[Start of Given material]
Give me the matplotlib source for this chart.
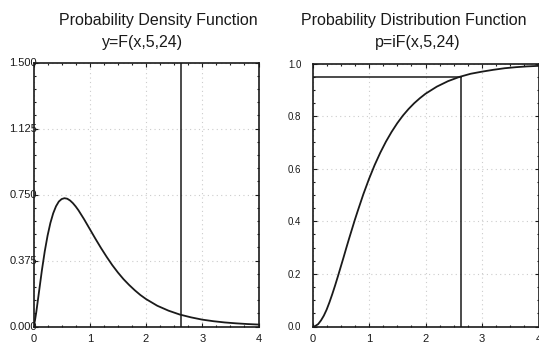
import matplotlib
matplotlib.use("Agg")
import matplotlib.pyplot as plt
from matplotlib.ticker import MultipleLocator

plt.rcParams['font.family'] = ['Liberation Sans', 'DejaVu Sans']

# F(5,24) density and cumulative values
x_vals = [0.0, 0.025, 0.05, 0.1, 0.15, 0.2, 0.25, 0.3, 0.35, 0.4, 0.45, 0.5, 0.55,
          0.6, 0.65, 0.7, 0.75, 0.8, 0.9, 1.0, 1.1, 1.2, 1.3, 1.4, 1.5, 1.6, 1.7,
          1.8, 1.9, 2.0, 2.2, 2.4, 2.6, 2.8, 3.0, 3.2, 3.4, 3.6, 3.8, 4.0]
pdf_vals = [0.0, 0.032, 0.083, 0.202, 0.321, 0.427, 0.516, 0.588, 0.643, 0.683,
            0.710, 0.724, 0.729, 0.726, 0.716, 0.701, 0.682, 0.660, 0.609, 0.554,
            0.499, 0.446, 0.396, 0.349, 0.307, 0.269, 0.236, 0.206, 0.179, 0.156,
            0.118, 0.090, 0.068, 0.052, 0.039, 0.030, 0.023, 0.018, 0.014, 0.011]
cdf_vals = [0.0, 0.0003, 0.002, 0.009, 0.023, 0.041, 0.064, 0.092, 0.123, 0.156,
            0.191, 0.227, 0.263, 0.300, 0.336, 0.371, 0.406, 0.439, 0.503, 0.561,
            0.614, 0.661, 0.703, 0.740, 0.773, 0.802, 0.827, 0.849, 0.868, 0.885,
            0.912, 0.933, 0.949, 0.961, 0.969, 0.976, 0.982, 0.986, 0.989, 0.991]
crit_x = 2.62
crit_p = 0.95

x_ticks = [0, 1, 2, 3, 4]
pdf_ticks = [0.0, 0.375, 0.75, 1.125, 1.5]
pdf_tick_labels = ['0.000', '0.375', '0.750', '1.125', '1.500']
cdf_ticks = [0.0, 0.2, 0.4, 0.6, 0.8, 1.0]
cdf_tick_labels = ['0.0', '0.2', '0.4', '0.6', '0.8', '1.0']

fig = plt.figure(figsize=(5.39, 3.43), dpi=100)
W, H = 539.0, 343.0

def make_ax(l, r, t, b):
    return fig.add_axes([l / W, 1 - b / H, (r - l) / W, (b - t) / H])

ax1 = make_ax(33.5, 258.5, 62.5, 326.5)
ax2 = make_ax(312.5, 538.5, 63.5, 326.5)

for ax in (ax1, ax2):
    ax.set_xlim(0, 4)
    ax.set_xticks(x_ticks)
    ax.xaxis.set_minor_locator(MultipleLocator(0.25))
    ax.tick_params(which='both', direction='in', top=True, right=True,
                   colors='#1a1a1a', labelcolor='#1a1a1a', width=0.8)
    ax.tick_params(which='major', length=3)
    ax.tick_params(which='minor', length=1.5)
    ax.tick_params(axis='x', pad=5.5, labelsize=8)
    ax.grid(True, which='major', color='#cccccc', linestyle=(0, (1, 3)), linewidth=0.8)
    for s in ax.spines.values():
        s.set_linewidth(1.2)
        s.set_color('#1a1a1a')
    ax.set_facecolor('white')

ax1.plot(x_vals, pdf_vals, color='#1a1a1a', linewidth=1.3)
ax1.axvline(crit_x, color='#1a1a1a', linewidth=1.1)
ax1.set_ylim(0, 1.5)
ax1.set_yticks(pdf_ticks)
ax1.set_yticklabels(pdf_tick_labels)
ax1.yaxis.set_minor_locator(MultipleLocator(0.075))
ax1.tick_params(axis='y', pad=-2.5, labelsize=8)

ax2.plot(x_vals, cdf_vals, color='#1a1a1a', linewidth=1.3)
ax2.plot([0, crit_x], [crit_p, crit_p], color='#1a1a1a', linewidth=1.1)
ax2.plot([crit_x, crit_x], [0, crit_p], color='#1a1a1a', linewidth=1.1)
ax2.set_ylim(0, 1.0)
ax2.set_yticks(cdf_ticks)
ax2.set_yticklabels(cdf_tick_labels)
ax2.yaxis.set_minor_locator(MultipleLocator(0.05))
ax2.tick_params(axis='y', pad=8, labelsize=7)

tc = '#1a1a1a'
fig.text(158 / W, 1 - 20 / H, 'Probability Density Function', ha='center', va='center', fontsize=11.5, color=tc)
fig.text(143 / W, 1 - 43 / H, 'y=F(x,5,24)', ha='center', va='center', fontsize=11.5, color=tc)
fig.text(414 / W, 1 - 20 / H, 'Probability Distribution Function', ha='center', va='center', fontsize=11.5, color=tc)
fig.text(418 / W, 1 - 43 / H, 'p=iF(x,5,24)', ha='center', va='center', fontsize=11.5, color=tc)

fig.savefig('out.png', dpi=100)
[End of Given material]
Stated task
Write out the lines from the start of the material to the line with "plt.rcParams['font.family'] = ['Liberation", inclusive and exactly. Skip the pictures.

Output of the exercise
Give me the matplotlib source for this chart.
import matplotlib
matplotlib.use("Agg")
import matplotlib.pyplot as plt
from matplotlib.ticker import MultipleLocator

plt.rcParams['font.family'] = ['Liberation Sans', 'DejaVu Sans']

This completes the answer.